Этот ходячий вздох всескорбящего сокрушения с первой же минуты начал читать ей нравственные сентенции о том, что на том свете потаскушкам – беда! Что заготовлены там для ихней сестры огни серно-горючие и медные трубы, которые черти станут сквозь все нутро пропущать окаянным грешницам и сквозь те самые трубы вливать в нутро смолу кипучую, так что по всем телесам оченно большие волдыри да обжоги пойдут. Маша слушала и словно не слыхала. Ни трубы со смолою кипучею, ни огни серно-горючие, ни волдыри с обжогами не производили на ее душу достодолжно спасительного воздействия, и посему на следующее утро смиренномудрая Макрида, явясь к Евдокии Петровне с негласным докладом о поведении пансионерки, объявила с неудовольствием, что ничего ты с нею, матушка моя, не поделаешь, потому – несократимое сердце имеет и дух строптивости.

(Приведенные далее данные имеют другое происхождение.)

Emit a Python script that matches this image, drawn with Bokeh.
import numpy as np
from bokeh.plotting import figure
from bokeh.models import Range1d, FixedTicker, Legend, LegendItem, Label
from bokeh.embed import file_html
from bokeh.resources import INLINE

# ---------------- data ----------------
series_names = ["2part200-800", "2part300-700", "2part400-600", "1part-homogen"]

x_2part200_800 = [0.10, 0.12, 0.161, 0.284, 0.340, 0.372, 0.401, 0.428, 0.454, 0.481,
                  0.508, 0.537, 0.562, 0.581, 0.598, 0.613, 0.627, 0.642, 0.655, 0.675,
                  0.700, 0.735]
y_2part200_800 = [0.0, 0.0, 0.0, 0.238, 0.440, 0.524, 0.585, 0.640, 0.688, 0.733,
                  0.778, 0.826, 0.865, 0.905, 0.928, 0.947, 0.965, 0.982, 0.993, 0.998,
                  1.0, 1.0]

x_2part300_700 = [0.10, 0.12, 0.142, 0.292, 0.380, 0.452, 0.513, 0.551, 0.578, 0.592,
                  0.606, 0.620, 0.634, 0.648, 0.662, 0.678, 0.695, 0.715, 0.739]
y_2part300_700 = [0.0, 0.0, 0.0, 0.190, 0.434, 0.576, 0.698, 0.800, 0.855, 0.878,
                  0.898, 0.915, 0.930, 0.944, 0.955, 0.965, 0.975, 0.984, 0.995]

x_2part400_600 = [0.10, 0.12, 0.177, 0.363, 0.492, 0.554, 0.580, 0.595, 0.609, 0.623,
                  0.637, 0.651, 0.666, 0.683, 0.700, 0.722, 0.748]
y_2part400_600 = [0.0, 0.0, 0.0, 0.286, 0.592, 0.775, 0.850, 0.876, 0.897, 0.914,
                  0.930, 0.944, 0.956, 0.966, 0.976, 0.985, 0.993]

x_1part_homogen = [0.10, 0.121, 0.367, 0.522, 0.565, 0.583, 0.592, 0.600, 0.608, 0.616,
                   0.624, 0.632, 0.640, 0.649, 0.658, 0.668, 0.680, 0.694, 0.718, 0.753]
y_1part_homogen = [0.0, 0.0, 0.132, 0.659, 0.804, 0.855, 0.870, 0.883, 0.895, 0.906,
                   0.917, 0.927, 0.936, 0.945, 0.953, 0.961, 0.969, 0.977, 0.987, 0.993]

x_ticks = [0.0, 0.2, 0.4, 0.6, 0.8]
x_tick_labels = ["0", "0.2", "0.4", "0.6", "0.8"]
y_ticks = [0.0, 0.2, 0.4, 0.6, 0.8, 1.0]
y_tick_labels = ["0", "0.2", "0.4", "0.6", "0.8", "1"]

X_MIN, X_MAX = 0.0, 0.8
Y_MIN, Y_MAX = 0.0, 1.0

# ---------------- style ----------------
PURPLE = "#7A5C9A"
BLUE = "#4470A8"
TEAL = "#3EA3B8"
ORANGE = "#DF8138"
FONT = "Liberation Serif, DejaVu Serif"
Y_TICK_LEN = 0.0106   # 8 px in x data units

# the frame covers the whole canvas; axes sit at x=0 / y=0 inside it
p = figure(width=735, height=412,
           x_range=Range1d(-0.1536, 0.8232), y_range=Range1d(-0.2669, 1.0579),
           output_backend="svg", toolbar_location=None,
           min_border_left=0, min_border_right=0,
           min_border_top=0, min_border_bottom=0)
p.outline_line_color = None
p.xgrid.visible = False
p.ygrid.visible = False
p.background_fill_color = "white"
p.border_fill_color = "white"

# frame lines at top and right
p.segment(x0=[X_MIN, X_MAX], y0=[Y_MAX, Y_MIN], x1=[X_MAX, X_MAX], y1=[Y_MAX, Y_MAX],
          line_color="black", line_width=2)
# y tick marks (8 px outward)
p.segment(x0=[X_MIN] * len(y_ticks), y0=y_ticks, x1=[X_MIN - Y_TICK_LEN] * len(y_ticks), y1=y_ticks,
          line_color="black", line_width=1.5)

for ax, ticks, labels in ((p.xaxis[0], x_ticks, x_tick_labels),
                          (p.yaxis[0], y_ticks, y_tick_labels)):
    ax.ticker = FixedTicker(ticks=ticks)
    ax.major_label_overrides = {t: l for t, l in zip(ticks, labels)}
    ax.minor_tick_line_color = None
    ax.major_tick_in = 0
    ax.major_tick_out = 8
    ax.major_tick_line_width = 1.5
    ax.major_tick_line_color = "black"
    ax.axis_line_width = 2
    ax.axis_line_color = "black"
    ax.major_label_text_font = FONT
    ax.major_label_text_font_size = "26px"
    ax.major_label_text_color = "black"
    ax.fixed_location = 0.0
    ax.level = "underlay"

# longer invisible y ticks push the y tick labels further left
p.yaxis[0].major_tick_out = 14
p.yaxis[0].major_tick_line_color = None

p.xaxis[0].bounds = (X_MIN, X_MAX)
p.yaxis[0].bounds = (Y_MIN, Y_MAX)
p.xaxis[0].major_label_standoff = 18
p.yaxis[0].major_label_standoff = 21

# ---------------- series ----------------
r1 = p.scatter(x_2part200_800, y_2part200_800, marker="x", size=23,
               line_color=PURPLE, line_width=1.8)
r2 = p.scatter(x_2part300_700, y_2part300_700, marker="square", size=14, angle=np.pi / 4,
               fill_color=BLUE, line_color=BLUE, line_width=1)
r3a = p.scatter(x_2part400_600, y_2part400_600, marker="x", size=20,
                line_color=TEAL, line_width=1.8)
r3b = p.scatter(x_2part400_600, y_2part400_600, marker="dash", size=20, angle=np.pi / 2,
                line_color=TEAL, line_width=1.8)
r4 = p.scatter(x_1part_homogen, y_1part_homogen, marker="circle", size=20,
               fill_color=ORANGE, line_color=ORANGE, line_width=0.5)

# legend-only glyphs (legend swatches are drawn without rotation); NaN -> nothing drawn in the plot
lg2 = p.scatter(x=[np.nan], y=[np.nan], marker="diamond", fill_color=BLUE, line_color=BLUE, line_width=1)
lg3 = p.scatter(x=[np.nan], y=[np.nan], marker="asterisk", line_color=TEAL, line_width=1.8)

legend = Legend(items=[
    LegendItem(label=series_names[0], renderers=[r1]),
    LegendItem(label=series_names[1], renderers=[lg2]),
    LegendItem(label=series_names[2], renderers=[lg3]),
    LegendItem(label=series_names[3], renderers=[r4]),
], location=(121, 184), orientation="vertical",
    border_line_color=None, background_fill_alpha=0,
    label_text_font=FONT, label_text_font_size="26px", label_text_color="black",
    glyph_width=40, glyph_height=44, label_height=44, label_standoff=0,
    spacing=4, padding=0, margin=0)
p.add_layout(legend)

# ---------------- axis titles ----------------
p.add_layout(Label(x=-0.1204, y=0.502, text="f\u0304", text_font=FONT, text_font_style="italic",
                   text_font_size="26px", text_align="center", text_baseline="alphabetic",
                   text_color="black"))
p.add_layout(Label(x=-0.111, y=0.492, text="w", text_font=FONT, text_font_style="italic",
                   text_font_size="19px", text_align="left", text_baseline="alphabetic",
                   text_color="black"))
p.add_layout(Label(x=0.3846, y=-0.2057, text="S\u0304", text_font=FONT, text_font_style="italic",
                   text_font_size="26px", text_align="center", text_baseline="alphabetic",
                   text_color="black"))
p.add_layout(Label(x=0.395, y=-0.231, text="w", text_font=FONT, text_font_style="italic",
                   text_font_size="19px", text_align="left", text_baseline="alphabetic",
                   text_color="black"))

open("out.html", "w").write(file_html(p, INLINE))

– Я, матушка, говорю ей: молись, дурища, да ефитинью наложи на себя постом и поклонами, да первым делом проси Создателя нашего батюшку: «Дух же целомудрия, смиренномудрия даждь ми!» Хотела было сказать и про дух терпения и любви, да подумала себе, что этого уже не след, про любовь-то – потому, матушка, этая самая любовь – всему злу что ни есть первая причина. И долблю я ей, этта, все таким благородным манером, по великатности моей, а она – что ж бы вы вздумали? – молчит, псовка экая! Молчит и бровью не шелохнет, словно и не к ней говорится. Как об стену горох, матушка, как об стену горох!.. Одно слово, сударыня, вашие преасходительство, закаменение сердца, и больше ничего-с!

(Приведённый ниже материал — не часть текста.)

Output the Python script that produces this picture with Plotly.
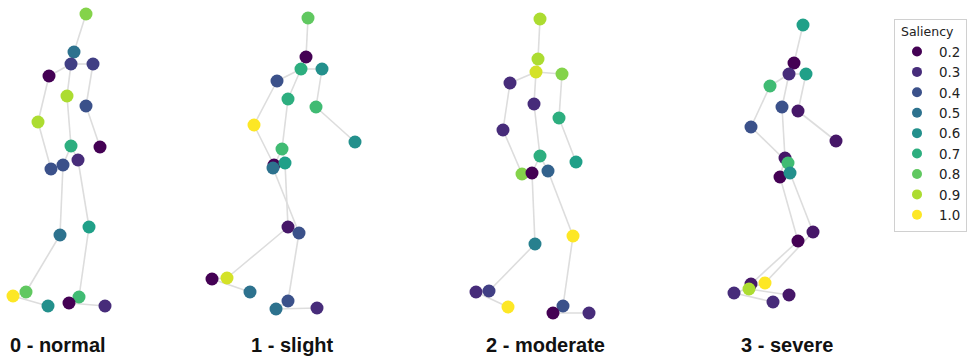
import plotly.graph_objects as go
from plotly.colors import sample_colorscale

# Joint order shared by every skeleton
JOINTS = [
    "head", "neck", "spine_shoulder", "shoulder_r", "shoulder_l", "spine_mid",
    "elbow_r", "elbow_l", "wrist_r", "spine_base", "wrist_l", "hip_l", "hip_r",
    "knee_l", "knee_r", "ankle_l", "heel_l", "toe_l", "ankle_r", "heel_r", "toe_r",
]

BONES = [
    ("head", "neck"), ("neck", "spine_shoulder"),
    ("spine_shoulder", "shoulder_r"), ("spine_shoulder", "shoulder_l"),
    ("spine_shoulder", "spine_mid"), ("spine_mid", "spine_base"),
    ("shoulder_r", "elbow_r"), ("elbow_r", "wrist_r"),
    ("shoulder_l", "elbow_l"), ("elbow_l", "wrist_l"),
    ("spine_base", "hip_l"), ("spine_base", "hip_r"),
    ("hip_l", "knee_l"), ("knee_l", "ankle_l"), ("ankle_l", "heel_l"), ("heel_l", "toe_l"),
    ("hip_r", "knee_r"), ("knee_r", "ankle_r"), ("ankle_r", "heel_r"), ("heel_r", "toe_r"),
]

CLASS_LABELS = ["0 - normal", "1 - slight", "2 - moderate", "3 - severe"]

# 2-D joint positions (image units) and per-joint saliency for each gait class
normal_x = [86, 74, 71, 93, 49, 67, 86, 38, 100, 71, 51, 63, 78, 60, 89, 26, 13, 48, 79, 69, 105]
normal_y = [14, 52, 64, 64, 76, 96, 106, 122, 147, 146, 169, 165, 160, 235, 227, 292, 296, 306, 297, 303, 306]
normal_s = [0.85, 0.5, 0.35, 0.35, 0.2, 0.9, 0.4, 0.9, 0.2, 0.7, 0.4, 0.4, 0.3, 0.5, 0.65, 0.8, 1.0, 0.6, 0.75, 0.2, 0.3]

slight_x = [108, 106, 101, 122, 77, 88, 116, 54, 155, 82, 74, 85, 73, 88, 99, 27, 12, 50, 88, 76, 117]
slight_y = [18, 57, 69, 69, 81, 99, 107, 125, 142, 149, 165, 163, 168, 227, 233, 278, 279, 292, 301, 309, 308]
slight_s = [0.8, 0.2, 0.7, 0.6, 0.4, 0.7, 0.75, 1.0, 0.6, 0.75, 0.2, 0.65, 0.5, 0.25, 0.4, 0.95, 0.2, 0.5, 0.4, 0.5, 0.3]

moderate_x = [90, 88, 86, 112, 60, 84, 109, 53, 126, 90, 72, 82, 98, 85, 123, 39, 26, 58, 113, 103, 139]
moderate_y = [19, 59, 72, 74, 83, 104, 118, 130, 162, 156, 174, 173, 171, 244, 236, 291, 292, 307, 306, 313, 313]
moderate_s = [0.9, 0.9, 0.95, 0.85, 0.3, 0.3, 0.7, 0.3, 0.65, 0.7, 0.85, 0.2, 0.45, 0.55, 1.0, 0.35, 0.3, 1.0, 0.4, 0.2, 0.3]

severe_x = [93, 84, 79, 96, 60, 72, 88, 41, 126, 75, 78, 70, 80, 88, 103, 41, 39, 79, 55, 24, 63]
severe_y = [25, 63, 74, 74, 86, 107, 111, 127, 141, 158, 163, 177, 173, 241, 232, 284, 289, 295, 283, 293, 302]
severe_s = [0.65, 0.2, 0.3, 0.65, 0.75, 0.4, 0.25, 0.4, 0.25, 0.25, 0.75, 0.2, 0.6, 0.2, 0.25, 0.25, 0.9, 0.25, 1.0, 0.3, 0.3]

LEGEND_LEVELS = [0.2, 0.3, 0.4, 0.5, 0.6, 0.7, 0.8, 0.9, 1.0]
S_MIN, S_MAX = 0.2, 1.0

panels = [
    (normal_x, normal_y, normal_s),
    (slight_x, slight_y, slight_s),
    (moderate_x, moderate_y, moderate_s),
    (severe_x, severe_y, severe_s),
]

W, H = 969, 362
PANEL_LEFT = [0, 200, 450, 710]
PANEL_W = 200
LABEL_CX = [58, 292, 545, 787]

idx = {name: i for i, name in enumerate(JOINTS)}
fig = go.Figure()

for k, (xs, ys, ss) in enumerate(panels):
    xa = "x" if k == 0 else f"x{k + 1}"
    ya = "y" if k == 0 else f"y{k + 1}"
    lx, ly = [], []
    for a, b in BONES:
        lx += [xs[idx[a]], xs[idx[b]], None]
        ly += [ys[idx[a]], ys[idx[b]], None]
    fig.add_trace(go.Scatter(
        x=lx, y=ly, mode="lines", xaxis=xa, yaxis=ya,
        line=dict(color="#dddddd", width=1.6),
        hoverinfo="skip", showlegend=False,
    ))
    fig.add_trace(go.Scatter(
        x=xs, y=ys, mode="markers", xaxis=xa, yaxis=ya,
        text=JOINTS,
        marker=dict(size=13, color=ss, colorscale="Viridis",
                    cmin=S_MIN, cmax=S_MAX, line=dict(width=0)),
        showlegend=False,
    ))
    fig.add_annotation(
        x=LABEL_CX[k] / W, y=1 - 345 / H, xref="paper", yref="paper",
        text=f"<b>{CLASS_LABELS[k]}</b>", showarrow=False,
        font=dict(size=20, color="#111111", family="Liberation Sans, Arial, sans-serif"),
        xanchor="center", yanchor="middle",
    )
    fig.layout[f"xaxis{'' if k == 0 else k + 1}"] = dict(
        domain=[PANEL_LEFT[k] / W, (PANEL_LEFT[k] + PANEL_W) / W],
        range=[0, PANEL_W], visible=False, fixedrange=True,
    )
    fig.layout[f"yaxis{'' if k == 0 else k + 1}"] = dict(
        domain=[0, 1], range=[H, 0], visible=False, fixedrange=True,
        anchor=xa,
    )

# Legend entries for the discrete saliency levels
for v in LEGEND_LEVELS:
    col = sample_colorscale("Viridis", [(v - S_MIN) / (S_MAX - S_MIN)])[0]
    fig.add_trace(go.Scatter(
        x=[None], y=[None], mode="markers", name=f"{v:.1f}",
        marker=dict(size=10, color=col), showlegend=True,
    ))

fig.update_layout(
    width=W, height=H,
    margin=dict(l=0, r=0, t=0, b=0),
    paper_bgcolor="white", plot_bgcolor="white",
    font=dict(family="DejaVu Sans, sans-serif", color="#222222"),
    legend=dict(
        title=dict(text="&nbsp;Saliency", font=dict(size=12.5)),
        x=894 / W, y=1 - 19 / H, xanchor="left", yanchor="top",
        bordercolor="#d0d0d0", borderwidth=1,
        font=dict(size=13.4), bgcolor="white",
        itemwidth=34,
    ),
)

fig.write_html("out.html")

Евдокия Петровна слушала, с глазу на глаз, неутешительный доклад Макриды-странницы и в большом неудовольствии сокрушенно качала своими седокудрыми коками.
Часа три спустя после этого негласного доклада приехала Настасья Ильинишна, нарочно по поводу пансионерки.
Последовал, конечно, обширный и украшенный многими подробностями рассказ об арестантской камере, с ее монстрами порока и преступления, о молодой, но уже падшей душе и о прочих деяниях по части филантропии.
– Ну а что? Как?.. Заметны ли уже в ней какие-нибудь следы исправления? – осведомилась наконец она после всех этих рассказов.
Евдокия Петровна передала ей неутешительный результат Макридиных наблюдений.
Княгиню это весьма огорчило; она уже вполне расположила себя к немедленному пожинанию плодов исправления.
– Надо сообщить об этом madame Лицедеевой. Пускай-ка еще и она побеседует с нею, – заметила хозяйка.
– Одной Лицедеевой мало, – компетентно возразила высокочтимая гостья. – Надо, чтобы все мы приняли в этом самое горячее участие; надо назначить очередь, чтобы каждый из наших членов являлся по очереди в приют и старался внушить ей правила нравственности; надо устроить так, чтобы это было вроде лекций, чтобы даже заранее каждый приготовлялся насчет своей темы – тогда это выйдет хорошо… В этом я уверена.
Евдокия Петровна, конечно, безусловно согласилась с мнением княгини, остальные члены тоже – и вот таким образом начались для Маши ежедневные душеспасительные беседы.
Вскоре в приют поступила, почти так же, как и Маша, еще другая пансионерка, а через несколько времени и третья; но – увы! – необходимо должно сознаться, что искус, налагаемый на исправляемых пациенток, был для них только одним искушением. Елейный бальзам, о котором столь мечтала госпожа Лицедеева, как-то плохо вливался в их души.